Special issue with the Sunday Magazine
CRAFT: March 21, 1999
Kindling the creative mind
V. R. Devika
The children were at the sand pit. I, their kindergarten teacher, was observing little Ashok engrossed in his game. He was sitting on a granite stone and playing bus driver. Changing gears, slamming the breaks, taking the bends with great speed, cursing smaller vehicles and pedestrians and conversing with the passengers.... Another child, playing mother, had a small mishap. The stone she had used for a kitchen stove was taken away to be used as cricket stumps. I rushed to console the wailing girl who was screamed at by our driver. "Ennamma veettile sollittu vandirukkiya..." (Have you taken leave of the folks at home?), a common phrase used to rebuke daredevils who are careless on the road.
Children can really lose themselves while playing with toys, an experience that transcends mere fun. Toys should involve emotion and drama.... The most high tech toy can pale in comparison to a couple of stones that become an object of imagination to the child - a pipe made of a coconut leaf, a wheel made out of a coconut shell, a bicycle tube, run through the streets, with a stick to balance it. The toy cart that drummed on the clay pot covered with paper as one drags it....
Toys show the adult in us, the scientific way of discovering the world around us. Fun with elements of discovery and drama makes toys and in turn makes every child a craftsperson.
If you look around you will see genii at work turning out toys from throwaway things. Making paper boats, bursting paper bags and making matchbox telephones and many more.

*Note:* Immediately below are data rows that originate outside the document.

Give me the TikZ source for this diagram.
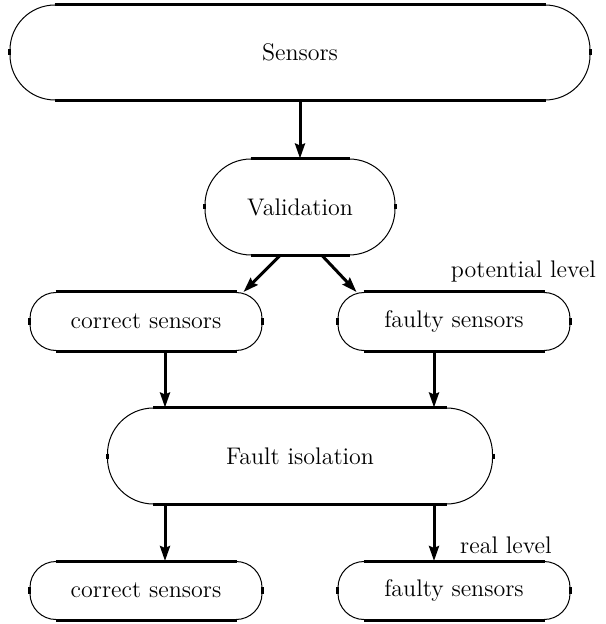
\documentclass[tikz,border=0pt]{standalone}
\usepackage{tikz}
\usetikzlibrary{arrows.meta}

\begin{document}
\begin{tikzpicture}[x=0.5pt, y=-0.5pt, ->, >={Stealth[length=7.5pt,width=5pt,inset=1pt]}, line width=1.5pt,
    font=\fontsize{12}{14}\selectfont,
    pill/.style={draw, line width=0.5pt, inner sep=0pt, minimum width=#1},
    big/.style={pill=#1, minimum height=48pt, rounded corners=23pt},
    small/.style={pill=116pt, minimum height=29pt, rounded corners=13pt}]
    \useasboundingbox (0,0) rectangle (605,624);

    \node[pill=290pt, minimum height=47.5pt, rounded corners=22.5pt] (sens) at (300,52.5) {Sensors};
    \node[big=95pt] (valid) at (300,207) {Validation};
    \node[small] (corr1) at (146,321.5) {correct sensors};
    \node[small] (fault1) at (454,321.5) {faulty sensors};
    \node[big=192.5pt] (iso) at (300,456) {Fault isolation};
    \node[small] (corr2) at (146,590.5) {correct sensors};
    \node[small] (fault2) at (454,590.5) {faulty sensors};

    \node[anchor=east] (potlbl) at (604,272) {potential level};
    \node[anchor=west] (reallbl) at (452,545) {real level};

    % thick straight parts of the boxes
    \foreach \n/\r in {sens/22.5pt, valid/23pt, corr1/13pt, fault1/13pt, iso/23pt, corr2/13pt, fault2/13pt} {
        \draw[-] ([xshift=\r]\n.north west) -- ([xshift=-\r]\n.north east);
        \draw[-] ([xshift=\r]\n.south west) -- ([xshift=-\r]\n.south east);
        \draw[-] ([yshift=-\r]\n.north west) -- ([yshift=\r]\n.south west);
        \draw[-] ([yshift=-\r]\n.north east) -- ([yshift=\r]\n.south east);
    }

    \draw (sens) -- (valid);
    \draw ([xshift=-10pt]valid.south) -- ([xshift=-9.5pt]corr1.north east);
    \draw ([xshift=11pt]valid.south) -- ([xshift=9.5pt]fault1.north west);
    \draw ([xshift=9.5pt]corr1.south) -- ([xshift=9.5pt]corr1.south |- iso.north);
    \draw ([xshift=-10pt]fault1.south) -- ([xshift=-10pt]fault1.south |- iso.north);
    \draw ([xshift=9.5pt]corr2.north |- iso.south) -- ([xshift=9.5pt]corr2.north);
    \draw ([xshift=-10pt]fault2.north |- iso.south) -- ([xshift=-10pt]fault2.north);
\end{tikzpicture}
\end{document}
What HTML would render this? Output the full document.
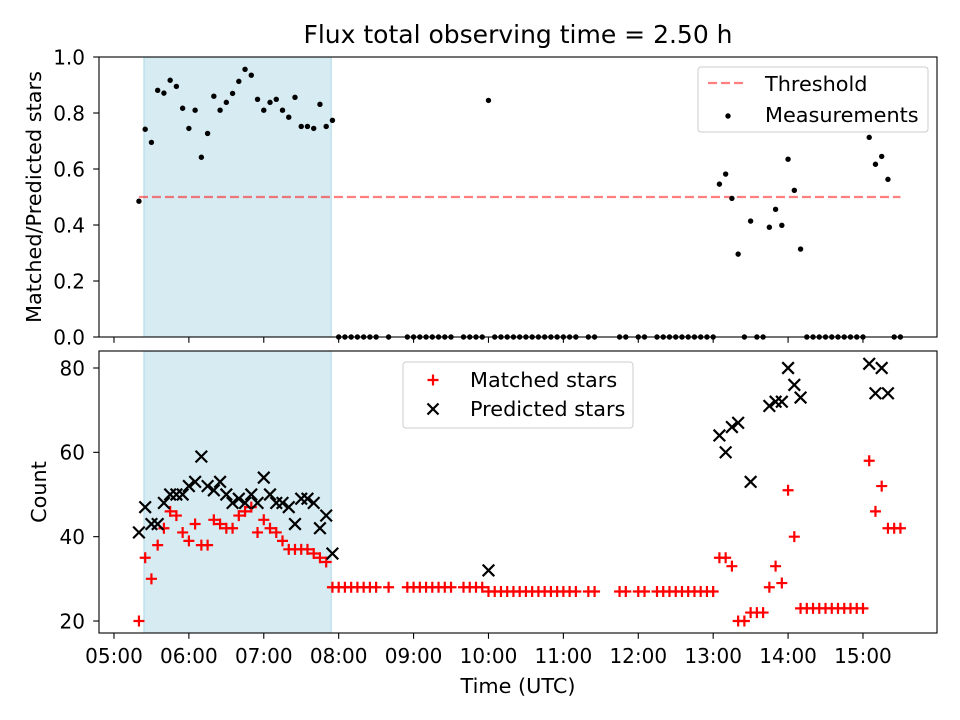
<!DOCTYPE html>
<html><head><meta charset="utf-8"><style>
html,body{margin:0;padding:0;background:#fff;}
svg{display:block;font-family:"DejaVu Sans","Liberation Sans",sans-serif;}
</style></head><body>
<svg id="chart" width="960" height="720" viewBox="0 0 960 720" xmlns="http://www.w3.org/2000/svg">
<rect width="960" height="720" fill="#fff"/>
<text x="518" y="43" font-size="25" text-anchor="middle">Flux total observing time = 2.50 h</text>
<g id="topPanel"></g><g id="botPanel"></g>
<text x="518" y="693" font-size="20.8" text-anchor="middle">Time (UTC)</text>
<text transform="translate(41,197) rotate(-90)" font-size="20.8" text-anchor="middle">Matched/Predicted stars</text>
<text transform="translate(46,492) rotate(-90)" font-size="20.8" text-anchor="middle">Count</text>
</svg>
<script>
// minutes after 05:00 UTC
const times=[20,25,30,35,40,45,50,55,60,65,70,75,80,85,90,95,100,105,110,115,120,125,130,135,140,145,150,155,160,165,170,175,
180,185,190,195,200,205,210,220,235,240,245,250,255,260,265,270,280,285,290,295,
300,305,310,315,320,325,330,335,340,345,350,355,360,365,370,380,385,405,410,420,425,
435,440,445,450,455,460,465,470,475,480,
485,490,495,500,505,510,515,520,525,530,535,540,545,550,555,560,565,570,575,580,585,590,595,600,605,610,615,620,625,630];
const ratio=[.485,.742,.695,.881,.871,.917,.895,.817,.745,.81,.642,.727,.86,.81,.838,.87,.913,.956,.935,.849,.81,.838,.849,.81,.785,.856,.752,.752,.745,.831,.752,.774,
0,0,0,0,0,0,0,0,0,0,0,0,0,0,0,0,0,0,0,0,
.845,0,0,0,0,0,0,0,0,0,0,0,0,0,0,0,0,0,0,0,0,
0,0,0,0,0,0,0,0,0,0,
.546,.582,.495,.296,0,.414,0,0,.392,.456,.399,.635,.524,.314,0,0,0,0,0,0,0,0,0,0,.713,.617,.645,.563,0,0];
const matched=[20,35,30,38,42,46,45,41,39,43,38,38,44,43,42,42,45,46,47,41,44,42,41,39,37,37,37,37,36,35,34,28,
28,28,28,28,28,28,28,28,28,28,28,28,28,28,28,28,28,28,28,28,
27,27,27,27,27,27,27,27,27,27,27,27,27,27,27,27,27,27,27,27,27,
27,27,27,27,27,27,27,27,27,27,
35,35,33,20,20,22,22,22,28,33,29,51,40,23,23,23,23,23,23,23,23,23,23,23,58,46,52,42,42,42];
const predicted=[41,47,43,43,48,50,50,50,52,53,59,52,51,53,50,48,49,48,50,48,54,50,48,48,47,43,49,49,48,42,45,36,
null,null,null,null,null,null,null,null,null,null,null,null,null,null,null,null,null,null,null,null,
32,null,null,null,null,null,null,null,null,null,null,null,null,null,null,null,null,null,null,null,null,
null,null,null,null,null,null,null,null,null,null,
64,60,66,67,null,53,null,null,71,72,72,80,76,73,null,null,null,null,null,null,null,null,null,null,81,74,80,74,null,null];
const xTicks=[0,60,120,180,240,300,360,420,480,540,600];
const xTickLabels=["05:00","06:00","07:00","08:00","09:00","10:00","11:00","12:00","13:00","14:00","15:00"];
const topYTicks=[0,0.2,0.4,0.6,0.8,1.0];
const botYTicks=[20,40,60,80];
const threshold=0.5, shadeStart=24, shadeEnd=174;

const NS="http://www.w3.org/2000/svg";
const L=99,R=937,FS=20.8,TFS=20;
const X=m=>L+(m+12)/(659.3+12)*(R-L);
const YT=v=>337-v*280;
const YB=v=>621-(v-20)*253/60;
function mk(p,t,a){const e=document.createElementNS(NS,t);for(const k in a)e.setAttribute(k,a[k]);p.appendChild(e);return e;}
const gTop=document.getElementById('topPanel'),gBot=document.getElementById('botPanel');

function frame(g,y0,y1,nm){
  const s=mk(g,'rect',{x:X(shadeStart),y:y0,width:X(shadeEnd)-X(shadeStart),height:y1-y0,fill:'#add8e6','fill-opacity':.5,stroke:'#add8e6','stroke-width':1});
  
  
}
frame(gTop,57,337,'top');frame(gBot,351,633,'bottom');

const th=mk(gTop,'line',{x1:X(times[0]),x2:X(times[times.length-1]),y1:YT(threshold),y2:YT(threshold),stroke:'#ff0000','stroke-opacity':.5,'stroke-width':2.2,'stroke-dasharray':'9,4'});



times.forEach((t,i)=>{
  const c=mk(gTop,'circle',{cx:X(t),cy:YT(ratio[i]),r:2.7,fill:'#000'});
  
  
  const x=X(t),y=YB(matched[i]);
  const p=mk(gBot,'path',{d:`M${x-5.5},${y}H${x+5.5}M${x},${y-5.5}V${y+5.5}`,stroke:'#ff0000','stroke-width':2.2,fill:'none'});
  
  
});
times.forEach((t,i)=>{
  if(predicted[i]==null)return;
  const x=X(t),y=YB(predicted[i]),d=5.8;
  const p=mk(gBot,'path',{d:`M${x-d},${y-d}L${x+d},${y+d}M${x-d},${y+d}L${x+d},${y-d}`,stroke:'#000','stroke-width':2.2,fill:'none'});
  
  
});

function axes(g,y0,y1,yt,Y,fmt,labels,nm){
  const f=mk(g,'rect',{x:L,y:y0,width:R-L,height:y1-y0,fill:'none',stroke:'#000','stroke-width':1.1});
  
  
  xTicks.forEach((m,i)=>{
    mk(g,'line',{x1:X(m),x2:X(m),y1:y1,y2:y1+5.8,stroke:'#000','stroke-width':1.1});
    if(labels){const t=mk(g,'text',{x:X(m),y:y1+30,'font-size':TFS,'text-anchor':'middle'});t.textContent=xTickLabels[i];
      
      }
  });
  yt.forEach(v=>{
    mk(g,'line',{x1:L-5.8,x2:L,y1:Y(v),y2:Y(v),stroke:'#000','stroke-width':1.1});
    const t=mk(g,'text',{x:L-14,y:Y(v)+7.3,'font-size':TFS,'text-anchor':'end'});t.textContent=fmt(v);
    
    
  });
}
axes(gTop,57,337,topYTicks,YT,v=>v.toFixed(1),false,'top');
axes(gBot,351,633,botYTicks,YB,v=>String(v),true,'bottom');

const lg1=mk(gTop,'g',{});


mk(lg1,'rect',{x:698,y:67,width:230,height:65,rx:3,fill:'#fff','fill-opacity':.8,stroke:'#ccc'});
mk(lg1,'line',{x1:708,x2:745,y1:83,y2:83,stroke:'#ff0000','stroke-opacity':.5,'stroke-width':2.2,'stroke-dasharray':'9,4'});
let tx=mk(lg1,'text',{x:765,y:91,'font-size':FS});tx.textContent='Threshold';
mk(lg1,'circle',{cx:728,cy:116,r:2.7,fill:'#000'});
tx=mk(lg1,'text',{x:765,y:122,'font-size':FS});tx.textContent='Measurements';

const lg2=mk(gBot,'g',{});


mk(lg2,'rect',{x:403,y:362,width:230,height:66,rx:3,fill:'#fff','fill-opacity':.8,stroke:'#ccc'});
mk(lg2,'path',{d:'M427.5,380H438.5M433,374.5V385.5',stroke:'#ff0000','stroke-width':2.2});
tx=mk(lg2,'text',{x:470,y:387,'font-size':FS});tx.textContent='Matched stars';
mk(lg2,'path',{d:'M427.5,403.5L438.5,414.5M427.5,414.5L438.5,403.5',stroke:'#000','stroke-width':2.2});
tx=mk(lg2,'text',{x:470,y:416,'font-size':FS});tx.textContent='Predicted stars';
</script>
</body></html>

The bewitching range of handicrafts is so fascinating that there is hardly any division between art and craft.
Dasara is a time when a variety of dolls are displayed, sharing the joy of creativity. A kite festival to show the magic of paper craft is also an instance. The moulded clay and papier-mÆchÆ animals and human figures, enriched by myths, folk tales, epics, become a part of a child's life, giving a glimpse of adult life.
The wooden toys of Kondapalli have now become popular as showpieces. The village in Andhra Pradesh brings out little figures that portray different rural vocations. The style is very realistic and delicate. So are the Nirmal toys. Lacquered toys from Ettikopaka comprise animals and birds. Household articles like cooking vessels, furniture in miniature size are a great attraction. There are also lacquered toys from Chennapatna complete with a grinding stone, mortar, pestle, a rolling pin and a well in a basket. There is also the balancing doll, the snake charmer, and the vegetable vendor.
There are folk toys peculiar to each region. A cart drawn by a sparrow, cradle on a stand etc. from Rajasthan, cloth animals, fruits and vegetable of Gokak, rag dolls of Bihar, the Krishnanagar dolls, wooden toys from Ranchi, all speak of a culture and induce an acute sense of adventure in the making of these toys.
There are wooden, clay and cloth toys, rattles, dolls and mechanical toys. There are toys which produce sounds, move and change forms.
Many of the toys are accidental inventions, one thing made into another by changing its functions; synthesised and integrated to taste, touch, hear, see and become part of the environment through the medium of toys.
Young and old enjoy playing with folk toys. A popular toy in Kerala is made out of tender coconut. By removing its petals, taking a vein of the coconut leaf, inserting it into the soft tender coconut forming a loop, inserting a straight stick in the middle of this and by rotating this on a stronger stick made of a few coconut sticks, a tinkling sound is produced.
Toys help the child learn in an enjoyable way. The coloured wooden blocks that can be stacked, nested, counted or used to construct buildings. This is a way to know the biggest and the smallest, the sequence and quantity. This also trains the child's eye-hand coordination. Sudha Mahesh, at the Headstart School uses only play to communicate ideas. Snake and ladder games with letters of the alphabet communicate, stringing the bead, choosing coloured beads which match the thread, puppet theatres to tell stories - these are new folk toys that bring joy to learning.
Toy guns have replaced bows and arrows, the Internet has 236 categories and 2260 sites for toys that kindle the creative mind. Toys that teach and toys that move. It is interesting to know that the old educational puzzles are actually made from shesham and rosewood near Halda in North India. With a beeswax finish and kiln dried, says an advertisement. All these go to show that folk toys are eternal and the simpler ones will forever be popular even amidst computer toys.... Only the makers may not be around. Who can stand against the market forces?